# START OF Data provided

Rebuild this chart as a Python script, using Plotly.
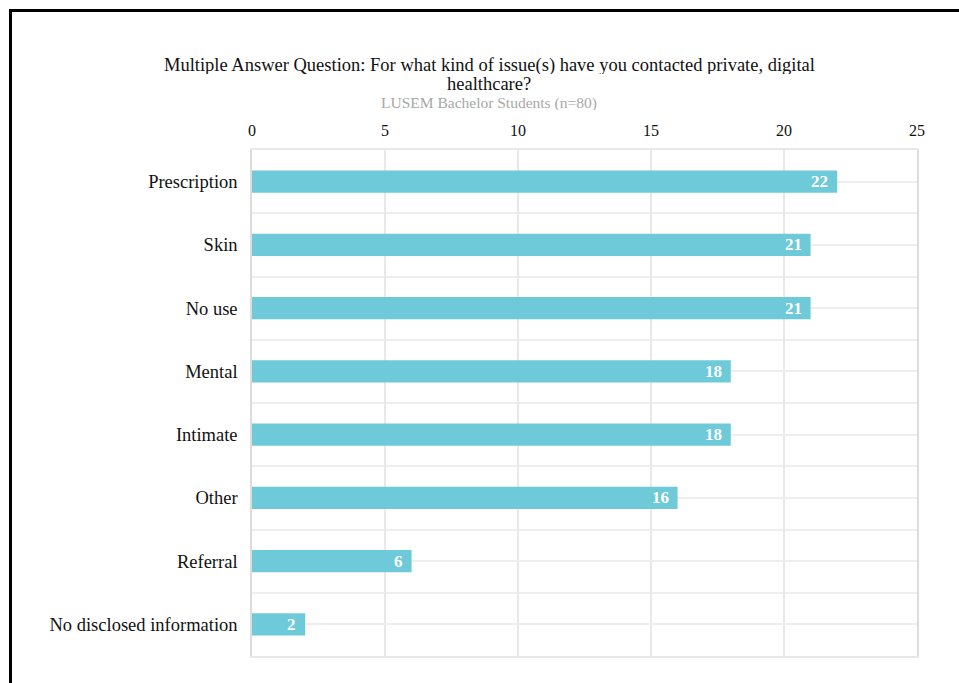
import plotly.graph_objects as go

# Survey responses (multiple answers allowed)
categories = ["Prescription", "Skin", "No use", "Mental", "Intimate",
              "Other", "Referral", "No disclosed information"]
counts = [22, 21, 21, 18, 18, 16, 6, 2]

title_lines = ["Multiple Answer Question: For what kind of issue(s) have you "
               "contacted private, digital",
               "healthcare?"]
subtitle_text = "LUSEM Bachelor Students (n=80)"

W, H = 959, 683
L, R, T, B = 252, 42, 150, 27
plot_w = W - L - R
plot_h = H - T - B


def px_x(px):
    return (px - L) / plot_w


def px_y(py):
    return (H - B - py) / plot_h


serif = "Liberation Serif"
positions = list(range(len(categories)))

fig = go.Figure(go.Bar(
    x=counts,
    y=positions,
    orientation="h",
    width=0.35,
    marker=dict(color="#6ecad9", line=dict(width=0)),
    hoverinfo="x+y",
))

# value labels inside the bar ends
value_labels = [
    dict(text=f"<b>{c}</b>", x=c, y=p, xref="x", yref="y",
         xanchor="right", yanchor="middle", xshift=-7, showarrow=False,
         font=dict(family=serif, size=17, color="white"))
    for c, p in zip(counts, positions)
]

heading = [
    dict(text=title_lines[0], xref="paper", yref="paper",
         x=px_x(489), y=px_y(65), xanchor="center", yanchor="middle",
         height=18, valign="middle",
         showarrow=False, font=dict(family=serif, size=18.5, color="#111111")),
    dict(text=title_lines[1], xref="paper", yref="paper",
         x=px_x(489), y=px_y(84), xanchor="center", yanchor="middle",
         height=18, valign="middle",
         showarrow=False, font=dict(family=serif, size=18.5, color="#111111")),
    dict(text=subtitle_text, xref="paper", yref="paper",
         x=px_x(489), y=px_y(102), xanchor="center", yanchor="middle",
         height=15, valign="middle",
         showarrow=False, font=dict(family=serif, size=15.5, color="#a8a8a8")),
]

fig.update_layout(
    width=W, height=H,
    margin=dict(l=L, r=R, t=T, b=B),
    paper_bgcolor="white",
    plot_bgcolor="white",
    showlegend=False,
    font=dict(family=serif, color="#111111"),
    xaxis=dict(
        side="top",
        range=[0, 25],
        tickvals=[0, 5, 10, 15, 20, 25],
        tickfont=dict(family=serif, size=16, color="#111111"),
        showgrid=True, gridcolor="#e8e8e8", gridwidth=1.5,
        zeroline=False,
        showline=True, linecolor="#e8e8e8", linewidth=1.5, mirror=True,
        ticks="", ticklabelstandoff=6,
    ),
    yaxis=dict(
        range=[len(categories) - 0.5, -0.5],
        tickvals=positions,
        ticktext=categories,
        tickfont=dict(family=serif, size=18.5, color="#111111"),
        showgrid=True, gridcolor="#eeeeee", gridwidth=1.5,
        zeroline=False,
        showline=True, linecolor="#dcdcdc", linewidth=1.5, mirror=True,
        ticks="", ticklabelstandoff=9,
        minor=dict(tickvals=[p + 0.5 for p in positions[:-1]],
                   showgrid=True, gridcolor="#eeeeee", gridwidth=1.5),
    ),
    annotations=value_labels + heading,
    shapes=[
        dict(type="rect", xref="paper", yref="paper",
             x0=px_x(10.5), y0=px_y(720), x1=px_x(1000), y1=px_y(10.5),
             line=dict(color="black", width=3), fillcolor="rgba(0,0,0,0)",
             layer="above"),
    ],
)

fig.write_html("out.html")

# END OF Data provided

Working from the material above, transcribe it exactly while omitting pictures.

#### [Result]
Rebuild this chart as a Python script, using Plotly.
import plotly.graph_objects as go

# Survey responses (multiple answers allowed)
categories = ["Prescription", "Skin", "No use", "Mental", "Intimate",
              "Other", "Referral", "No disclosed information"]
counts = [22, 21, 21, 18, 18, 16, 6, 2]

title_lines = ["Multiple Answer Question: For what kind of issue(s) have you "
               "contacted private, digital",
               "healthcare?"]
subtitle_text = "LUSEM Bachelor Students (n=80)"

W, H = 959, 683
L, R, T, B = 252, 42, 150, 27
plot_w = W - L - R
plot_h = H - T - B


def px_x(px):
    return (px - L) / plot_w


def px_y(py):
    return (H - B - py) / plot_h


serif = "Liberation Serif"
positions = list(range(len(categories)))

fig = go.Figure(go.Bar(
    x=counts,
    y=positions,
    orientation="h",
    width=0.35,
    marker=dict(color="#6ecad9", line=dict(width=0)),
    hoverinfo="x+y",
))

# value labels inside the bar ends
value_labels = [
    dict(text=f"<b>{c}</b>", x=c, y=p, xref="x", yref="y",
         xanchor="right", yanchor="middle", xshift=-7, showarrow=False,
         font=dict(family=serif, size=17, color="white"))
    for c, p in zip(counts, positions)
]

heading = [
    dict(text=title_lines[0], xref="paper", yref="paper",
         x=px_x(489), y=px_y(65), xanchor="center", yanchor="middle",
         height=18, valign="middle",
         showarrow=False, font=dict(family=serif, size=18.5, color="#111111")),
    dict(text=title_lines[1], xref="paper", yref="paper",
         x=px_x(489), y=px_y(84), xanchor="center", yanchor="middle",
         height=18, valign="middle",
         showarrow=False, font=dict(family=serif, size=18.5, color="#111111")),
    dict(text=subtitle_text, xref="paper", yref="paper",
         x=px_x(489), y=px_y(102), xanchor="center", yanchor="middle",
         height=15, valign="middle",
         showarrow=False, font=dict(family=serif, size=15.5, color="#a8a8a8")),
]

fig.update_layout(
    width=W, height=H,
    margin=dict(l=L, r=R, t=T, b=B),
    paper_bgcolor="white",
    plot_bgcolor="white",
    showlegend=False,
    font=dict(family=serif, color="#111111"),
    xaxis=dict(
        side="top",
        range=[0, 25],
        tickvals=[0, 5, 10, 15, 20, 25],
        tickfont=dict(family=serif, size=16, color="#111111"),
        showgrid=True, gridcolor="#e8e8e8", gridwidth=1.5,
        zeroline=False,
        showline=True, linecolor="#e8e8e8", linewidth=1.5, mirror=True,
        ticks="", ticklabelstandoff=6,
    ),
    yaxis=dict(
        range=[len(categories) - 0.5, -0.5],
        tickvals=positions,
        ticktext=categories,
        tickfont=dict(family=serif, size=18.5, color="#111111"),
        showgrid=True, gridcolor="#eeeeee", gridwidth=1.5,
        zeroline=False,
        showline=True, linecolor="#dcdcdc", linewidth=1.5, mirror=True,
        ticks="", ticklabelstandoff=9,
        minor=dict(tickvals=[p + 0.5 for p in positions[:-1]],
                   showgrid=True, gridcolor="#eeeeee", gridwidth=1.5),
    ),
    annotations=value_labels + heading,
    shapes=[
        dict(type="rect", xref="paper", yref="paper",
             x0=px_x(10.5), y0=px_y(720), x1=px_x(1000), y1=px_y(10.5),
             line=dict(color="black", width=3), fillcolor="rgba(0,0,0,0)",
             layer="above"),
    ],
)

fig.write_html("out.html")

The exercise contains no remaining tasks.